Two Phase Classification for Early Hand Gesture Recognition in 3D Top View Data

Two Phase Classification for Early Hand Gesture Recognition in 3D Top View Data
Aditya Tewari, Bertram Taetz, Frédéric Grandidier, Didier Stricker
International Symposium on Visual Computing : Advances in Visual Computing International Conference on Visual Computing (ISVC-16), Advances in Visual Computing, December 12-14, Las Vegas, Nevada, USA

Abstract:
This work classifies top-view hand-gestures observed by a Time of Flight (ToF) camera using Long Short-Term Memory (LSTM) architecture of neural networks. We demonstrate a performance improvement by a two-phase classification.

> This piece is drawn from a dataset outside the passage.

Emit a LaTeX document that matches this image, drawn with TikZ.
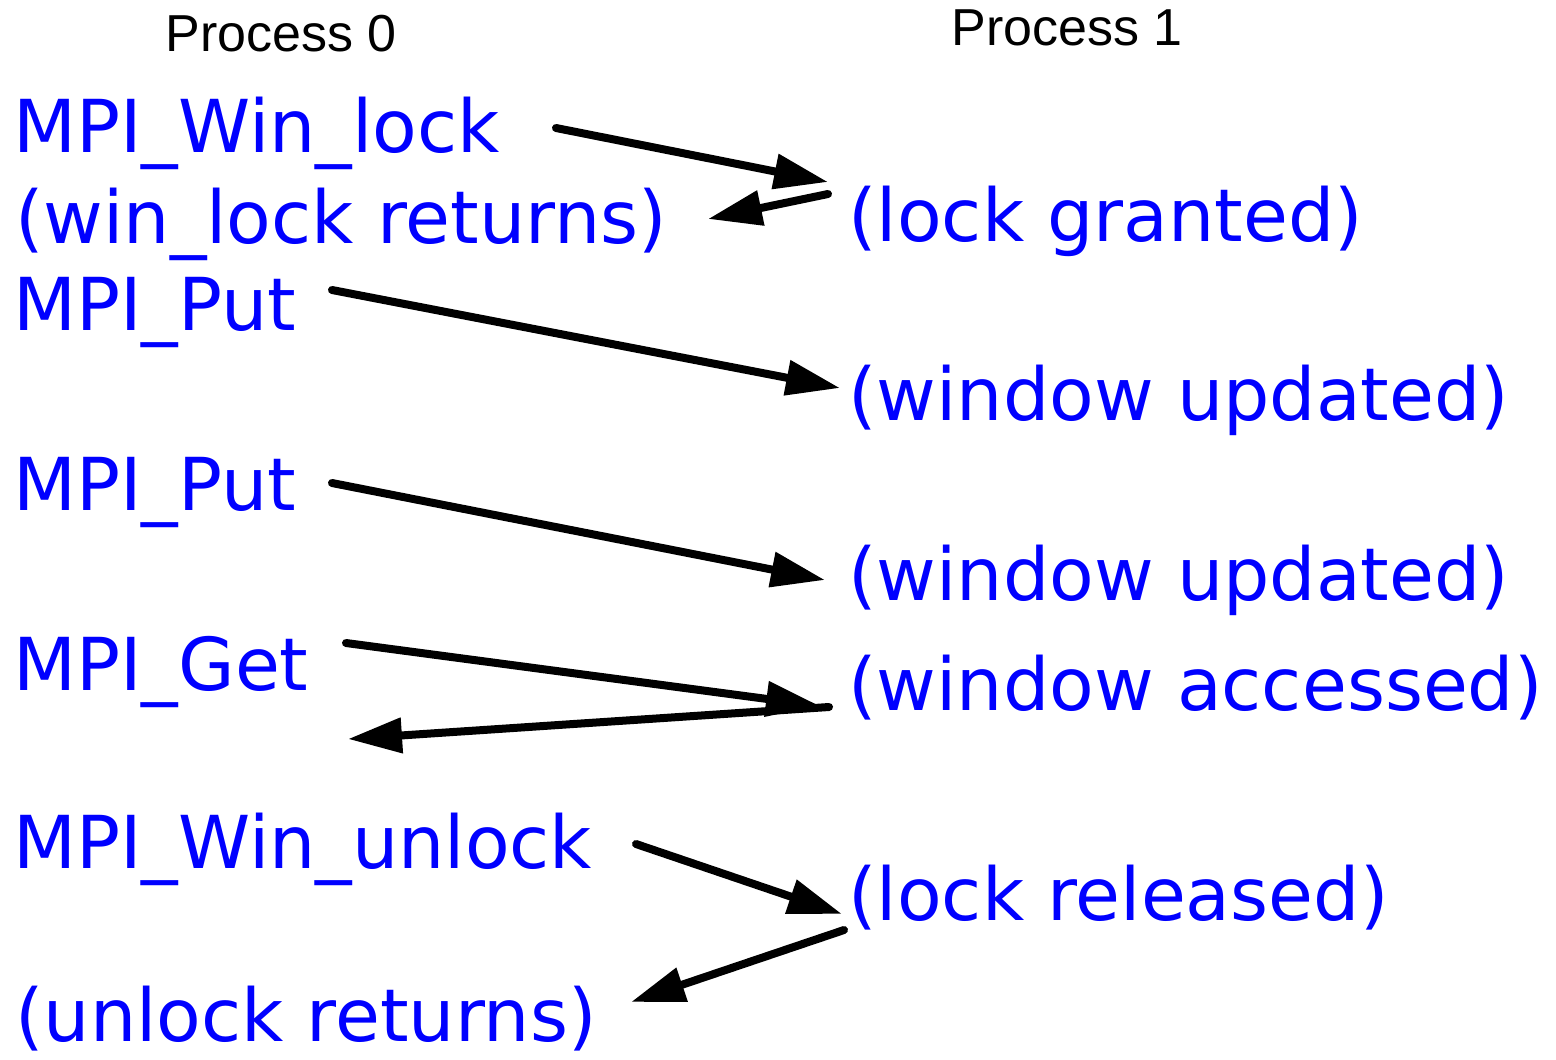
\documentclass[tikz,border=0pt]{standalone}
\usepackage{fontspec}
\setmainfont{DejaVu Sans}
\newfontfamily\headfont{Liberation Sans}
\usetikzlibrary{arrows.meta,positioning}
\definecolor{callblue}{RGB}{0,0,255}
\tikzset{
	head/.style={anchor=base west,inner sep=0pt,font=\headfont\fontsize{26pt}{26pt}\selectfont},
	call/.style={anchor=base west,inner sep=0pt,text=callblue,font=\fontsize{36.5pt}{36.5pt}\selectfont},
	msg/.style={line width=4pt,line cap=round,-{Triangle[length=27pt,width=17pt]}}
}
\begin{document}
\begin{tikzpicture}[x=0.5pt,y=-0.5pt]
	\useasboundingbox (0,0) rectangle (1556,1059);
	\node (proc0) [head] at (165,52) {Process 0};
	\node (proc1) [head] at (951,46) {Process 1};
	\node (winlock) [call] at (13,153) {MPI\_Win\_lock};
	\node (lockret) [call] at (15,243) {(win\_lock returns)};
	\node (granted) [call] at (848,242) {(lock granted)};
	\node (putA) [call] at (13,330) {MPI\_Put};
	\node (updA) [call] at (848,420) {(window updated)};
	\node (putB) [call] at (13,510) {MPI\_Put};
	\node (updB) [call] at (848,600) {(window updated)};
	\node (get) [call] at (13,690) {MPI\_Get};
	\node (access) [call] at (848,710) {(window accessed)};
	\node (unlock) [call] at (13,868) {MPI\_Win\_unlock};
	\node (released) [call] at (848,920) {(lock released)};
	\node (unlockret) [call] at (15,1041) {(unlock returns)};
	\coordinate (lockreqA) at (556,128);
	\coordinate (lockreqB) at (828,182);
	\coordinate (grantA) at (828,194);
	\coordinate (grantB) at (708,219);
	\coordinate (putAa) at (332,290);
	\coordinate (putAb) at (840,388);
	\coordinate (putBa) at (332,483);
	\coordinate (putBb) at (825,580);
	\coordinate (getA) at (346,643);
	\coordinate (getB) at (820,706);
	\coordinate (dataA) at (829,707);
	\coordinate (dataB) at (348,739);
	\coordinate (relA) at (636,844);
	\coordinate (relB) at (842,914);
	\coordinate (ackA) at (844,930);
	\coordinate (ackB) at (631,1002);
	\draw [msg] (lockreqA) -- (lockreqB);
	\draw [msg] (grantA) -- (grantB);
	\draw [msg] (putAa) -- (putAb);
	\draw [msg] (putBa) -- (putBb);
	\draw [msg] (getA) -- (getB);
	\draw [msg] (dataA) -- (dataB);
	\draw [msg] (relA) -- (relB);
	\draw [msg] (ackA) -- (ackB);
\end{tikzpicture}
\end{document}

Therefore we reduce the number of classes to be separated in each phase and combine the output probabilities. The modified system architecture achieves an average cross-validation accuracy of 90.75% on a 9-gesture dataset. This is demonstrated to be an improvement over the single all-class LSTM approach. The networks are trained to predict the class-label continuously during the sequence. A frame-based gesture prediction, using accumulated gesture probabilities per frame of the video sequence, is introduced. This eliminates the latency due to prediction of gesture at the end of the sequence as is usually the case with majority voting based methods.